Lo que pasó el día de Reyes en el Capitolio de Washington no debería sorprender a nadie. Desde hace mucho tiempo, tanto en Estados Unidos como en Europa –y mucho más en España–, estamos jugando con fuego con el turbio propósito de desacreditar las instituciones democráticas e introducir la mentira y el odio como los únicos instrumentos de la acción política. Y esto se está haciendo desde los dos extremos del arco político, tanto en Estados Unidos como en España. ¿O es que alguien pensaba que los saqueos y los incendios de las protestas de “Black Lives Matter” no iban a crear una reacción violenta por parte de los partidarios de Trump? Y al revés, ¿es que alguien pensaba que la actitud chulesca y despectiva de Trump y su uso arbitrario del poder no iban a desencadenar una reacción equivalente por parte de sus adversarios más radicalizados? Desde los años 30 sabemos en Europa que los extremos se retroalimentan y que es imposible entender la existencia del fascismo sin haber entendido la existencia paralela del comunismo revolucionario. Y del mismo modo que el fascismo se nutrió de la estética futurista de Marinetti –con su exaltación de la velocidad y de la violencia y de las vanguardias artísticas–, el comunismo ruso tuvo a su Maiakovski que exaltaba también la velocidad y la violencia y las vanguardias artísticas. La única diferencia es que unos lo hacían en nombre del fascismo y otros en nombre de la Revolución, aunque el resultado –el odio a las instituciones de la democracia liberal, la apología de la violencia, el desdén por el acuerdo político– fuera exactamente el mismo.

El problema es que muy poca gente quiere reconocer esta triste verdad. Y nos gusta desacreditar las instituciones democráticas –o incluso amenazarlas y atacarlas– cuando nuestros adversarios están en el poder, pero cuando lo ocupamos nosotros, esos ataques son maniobras intolerables de golpes de Estado que deben ser combatidas sin piedad. Y los mismos que organizaron en Madrid las manifestaciones de “Rodea el Congreso” en 2012 y en 2018 –acusando al Parlamento libremente elegido de ser una “mafia corrupta y criminal”– son los que ahora se escandalizan de que los partidarios de Trump no sólo hayan rodeado el Capitolio de Washington, sino que también acabaran asaltándolo siguiendo a un chiflado con un tocado de bisonte en la cabeza. Y por la misma razón, los partidarios de Trump que se pasaron dos meses en EE UU denunciando un supuesto fraude electoral y criminalizando las instituciones democráticas –a las que acusaban de ser mafiosas y corruptas– ahora se extrañan de que los vándalos que asaltaron el Capitolio vayan a ser acusados de sedición y de que el propio presidente Trump pueda acabar sentado en el banquillo. Pero ¿cómo diablos no se dieron cuenta de que una cosa llevaba directamente a la otra? ¿Cómo no fueron capaces de ver que todo lo que hacían y decían iba a tener sus consecuencias? Pero eso es lo que pasa cuando uno se dedica a jugar con fuego: tarde o temprano acaba quemándose. Y de paso, tarde o temprano acabó provocando un incendio que puede destruir su país.

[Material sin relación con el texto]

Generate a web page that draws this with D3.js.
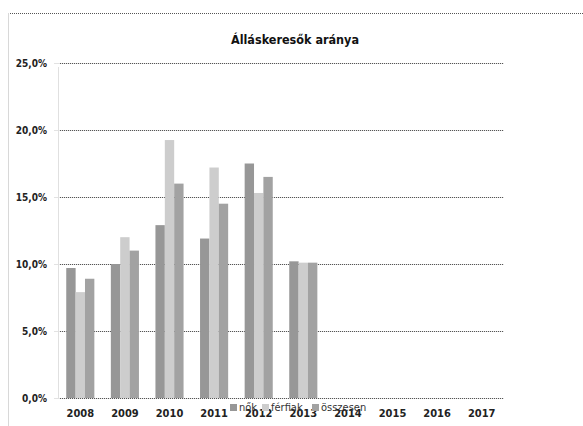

Y todo esto, repito, es asombroso. Aquí, en España, y sobre todo en Cataluña, llevamos años diciendo que no había que “judicializar la política” y que los actos ilegítimos del 1 de octubre en el Parlament de Catalunya eran gestos “puramente simbólicos” que no podían tener consecuencias judiciales. Pero ¿cómo diablos podían creer los independentistas que sus actos no iban a tener consecuencias si habían dinamitado la legalidad y habían dado un “golpe de Estado” institucional? ¿Es que unos sucesos tan graves podían quedar impunes? Lo que se hizo en el Parlament de Catalunya –donde poco después se produjo un intento de asalto, por cierto, que no triunfó porque la policía fue mucho más efectiva que en Washington– fue un delito gravísimo que no podía quedar sin castigo, del mismo modo que no puede quedar sin castigo –y Trump debería pagar por ello– el asalto al Capitolio de Washington. Esta semana nos hemos llevado las manos a la cabeza cuando hemos visto al chiflado con los cuernos de bisonte haciéndose selfies en la tribuna del Congreso norteamericano, pero aquí mismo, en Barcelona, vimos a tropecientos alcaldes enarbolando varas –o lo que fuesen– en el Parlament cuando se proclamó una independencia ilegal que se había saltado todos los procedimientos democráticos. Y ahora, justamente, todos los que aplaudían con las orejas la proclamación ilegal de independencia catalana exigen un castigo ejemplar para la extrema derecha trumpiana. Pero ¿es que no ven que hicieron lo mismo? ¿Es que no se dan cuenta de que son exactamente iguales? ¿Es que nadie quiere ver que el respeto a las instituciones democráticas es el único fundamento de la convivencia democrática? Pues no, está visto que no.